**INFORMATION SUPPLIED:**
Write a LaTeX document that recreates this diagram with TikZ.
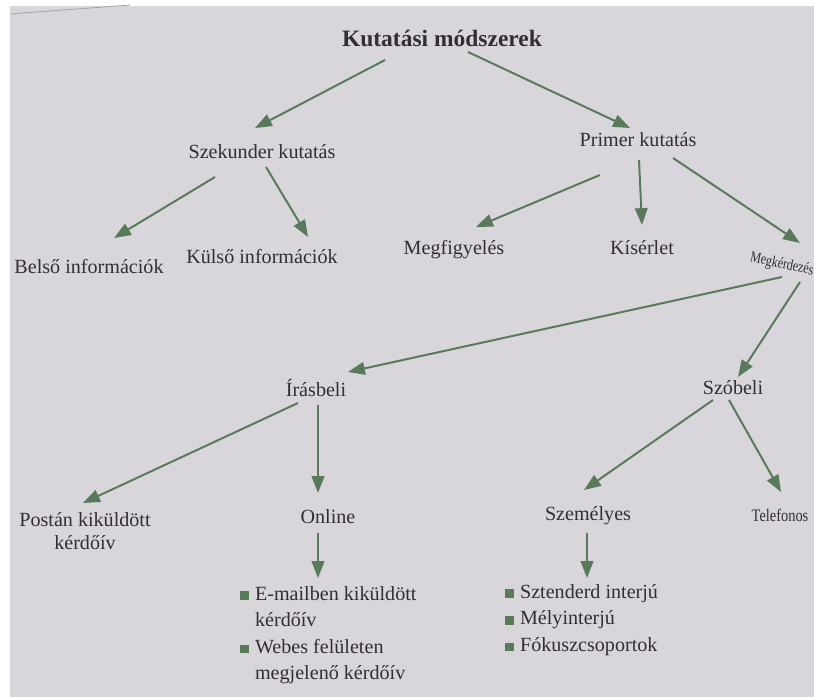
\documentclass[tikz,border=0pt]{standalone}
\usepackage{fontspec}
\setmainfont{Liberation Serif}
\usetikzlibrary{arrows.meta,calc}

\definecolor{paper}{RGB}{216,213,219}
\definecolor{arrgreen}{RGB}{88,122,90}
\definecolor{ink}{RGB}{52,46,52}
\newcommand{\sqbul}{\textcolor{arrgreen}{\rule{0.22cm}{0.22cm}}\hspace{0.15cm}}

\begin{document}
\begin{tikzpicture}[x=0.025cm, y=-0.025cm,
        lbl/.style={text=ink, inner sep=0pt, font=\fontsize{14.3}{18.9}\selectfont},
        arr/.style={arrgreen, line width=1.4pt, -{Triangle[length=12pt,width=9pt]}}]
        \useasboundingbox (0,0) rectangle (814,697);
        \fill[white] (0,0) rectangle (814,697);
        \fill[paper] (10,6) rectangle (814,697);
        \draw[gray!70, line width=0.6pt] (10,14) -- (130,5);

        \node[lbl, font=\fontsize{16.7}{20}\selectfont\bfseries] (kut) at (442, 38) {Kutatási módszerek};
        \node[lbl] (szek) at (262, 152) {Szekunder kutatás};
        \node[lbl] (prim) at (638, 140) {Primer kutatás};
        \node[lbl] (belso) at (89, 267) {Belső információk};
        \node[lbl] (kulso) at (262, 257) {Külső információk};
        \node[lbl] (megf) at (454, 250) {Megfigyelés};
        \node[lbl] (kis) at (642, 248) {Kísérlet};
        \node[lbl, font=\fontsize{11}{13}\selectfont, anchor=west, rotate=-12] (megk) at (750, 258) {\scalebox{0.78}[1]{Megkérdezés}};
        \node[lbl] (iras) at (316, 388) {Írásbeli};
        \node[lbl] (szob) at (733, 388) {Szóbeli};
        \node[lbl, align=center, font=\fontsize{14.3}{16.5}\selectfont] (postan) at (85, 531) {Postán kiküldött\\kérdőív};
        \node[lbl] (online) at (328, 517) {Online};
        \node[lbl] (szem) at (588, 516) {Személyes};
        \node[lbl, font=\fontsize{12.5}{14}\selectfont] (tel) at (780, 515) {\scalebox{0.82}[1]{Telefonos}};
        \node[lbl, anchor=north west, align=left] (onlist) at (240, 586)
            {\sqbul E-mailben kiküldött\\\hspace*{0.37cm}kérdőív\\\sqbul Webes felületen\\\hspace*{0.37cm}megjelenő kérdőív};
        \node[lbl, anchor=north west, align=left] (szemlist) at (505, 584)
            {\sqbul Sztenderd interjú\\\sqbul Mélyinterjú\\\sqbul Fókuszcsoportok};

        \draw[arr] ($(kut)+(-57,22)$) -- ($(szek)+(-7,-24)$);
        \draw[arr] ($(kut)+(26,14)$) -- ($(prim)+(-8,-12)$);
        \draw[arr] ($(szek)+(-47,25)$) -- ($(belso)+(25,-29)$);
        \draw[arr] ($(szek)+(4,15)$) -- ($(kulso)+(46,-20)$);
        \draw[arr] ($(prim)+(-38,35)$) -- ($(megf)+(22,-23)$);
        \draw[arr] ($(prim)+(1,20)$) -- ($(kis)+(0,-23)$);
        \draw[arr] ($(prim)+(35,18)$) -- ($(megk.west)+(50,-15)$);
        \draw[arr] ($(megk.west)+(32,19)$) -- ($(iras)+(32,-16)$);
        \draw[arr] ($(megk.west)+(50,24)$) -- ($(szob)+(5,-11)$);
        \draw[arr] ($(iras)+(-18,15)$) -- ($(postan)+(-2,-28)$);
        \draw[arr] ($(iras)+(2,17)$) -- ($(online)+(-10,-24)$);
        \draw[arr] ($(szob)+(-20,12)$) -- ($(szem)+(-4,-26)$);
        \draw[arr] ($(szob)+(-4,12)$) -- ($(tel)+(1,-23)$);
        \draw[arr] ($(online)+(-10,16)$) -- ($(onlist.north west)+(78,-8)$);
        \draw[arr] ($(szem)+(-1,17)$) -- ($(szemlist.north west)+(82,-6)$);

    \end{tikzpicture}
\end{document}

**AIM OF THE TASK:** Do not copy the pictures, but repeat every line exactly.

**RESPONSE TO THE EXERCISE:**
Write a LaTeX document that recreates this diagram with TikZ.
\documentclass[tikz,border=0pt]{standalone}
\usepackage{fontspec}
\setmainfont{Liberation Serif}
\usetikzlibrary{arrows.meta,calc}

\definecolor{paper}{RGB}{216,213,219}
\definecolor{arrgreen}{RGB}{88,122,90}
\definecolor{ink}{RGB}{52,46,52}
\newcommand{\sqbul}{\textcolor{arrgreen}{\rule{0.22cm}{0.22cm}}\hspace{0.15cm}}

\begin{document}
\begin{tikzpicture}[x=0.025cm, y=-0.025cm,
        lbl/.style={text=ink, inner sep=0pt, font=\fontsize{14.3}{18.9}\selectfont},
        arr/.style={arrgreen, line width=1.4pt, -{Triangle[length=12pt,width=9pt]}}]
        \useasboundingbox (0,0) rectangle (814,697);
        \fill[white] (0,0) rectangle (814,697);
        \fill[paper] (10,6) rectangle (814,697);
        \draw[gray!70, line width=0.6pt] (10,14) -- (130,5);

        \node[lbl, font=\fontsize{16.7}{20}\selectfont\bfseries] (kut) at (442, 38) {Kutatási módszerek};
        \node[lbl] (szek) at (262, 152) {Szekunder kutatás};
        \node[lbl] (prim) at (638, 140) {Primer kutatás};
        \node[lbl] (belso) at (89, 267) {Belső információk};
        \node[lbl] (kulso) at (262, 257) {Külső információk};
        \node[lbl] (megf) at (454, 250) {Megfigyelés};
        \node[lbl] (kis) at (642, 248) {Kísérlet};
        \node[lbl, font=\fontsize{11}{13}\selectfont, anchor=west, rotate=-12] (megk) at (750, 258) {\scalebox{0.78}[1]{Megkérdezés}};
        \node[lbl] (iras) at (316, 388) {Írásbeli};
        \node[lbl] (szob) at (733, 388) {Szóbeli};
        \node[lbl, align=center, font=\fontsize{14.3}{16.5}\selectfont] (postan) at (85, 531) {Postán kiküldött\\kérdőív};
        \node[lbl] (online) at (328, 517) {Online};
        \node[lbl] (szem) at (588, 516) {Személyes};
        \node[lbl, font=\fontsize{12.5}{14}\selectfont] (tel) at (780, 515) {\scalebox{0.82}[1]{Telefonos}};
        \node[lbl, anchor=north west, align=left] (onlist) at (240, 586)
            {\sqbul E-mailben kiküldött\\\hspace*{0.37cm}kérdőív\\\sqbul Webes felületen\\\hspace*{0.37cm}megjelenő kérdőív};
        \node[lbl, anchor=north west, align=left] (szemlist) at (505, 584)
            {\sqbul Sztenderd interjú\\\sqbul Mélyinterjú\\\sqbul Fókuszcsoportok};

        \draw[arr] ($(kut)+(-57,22)$) -- ($(szek)+(-7,-24)$);
        \draw[arr] ($(kut)+(26,14)$) -- ($(prim)+(-8,-12)$);
        \draw[arr] ($(szek)+(-47,25)$) -- ($(belso)+(25,-29)$);
        \draw[arr] ($(szek)+(4,15)$) -- ($(kulso)+(46,-20)$);
        \draw[arr] ($(prim)+(-38,35)$) -- ($(megf)+(22,-23)$);
        \draw[arr] ($(prim)+(1,20)$) -- ($(kis)+(0,-23)$);
        \draw[arr] ($(prim)+(35,18)$) -- ($(megk.west)+(50,-15)$);
        \draw[arr] ($(megk.west)+(32,19)$) -- ($(iras)+(32,-16)$);
        \draw[arr] ($(megk.west)+(50,24)$) -- ($(szob)+(5,-11)$);
        \draw[arr] ($(iras)+(-18,15)$) -- ($(postan)+(-2,-28)$);
        \draw[arr] ($(iras)+(2,17)$) -- ($(online)+(-10,-24)$);
        \draw[arr] ($(szob)+(-20,12)$) -- ($(szem)+(-4,-26)$);
        \draw[arr] ($(szob)+(-4,12)$) -- ($(tel)+(1,-23)$);
        \draw[arr] ($(online)+(-10,16)$) -- ($(onlist.north west)+(78,-8)$);
        \draw[arr] ($(szem)+(-1,17)$) -- ($(szemlist.north west)+(82,-6)$);

    \end{tikzpicture}
\end{document}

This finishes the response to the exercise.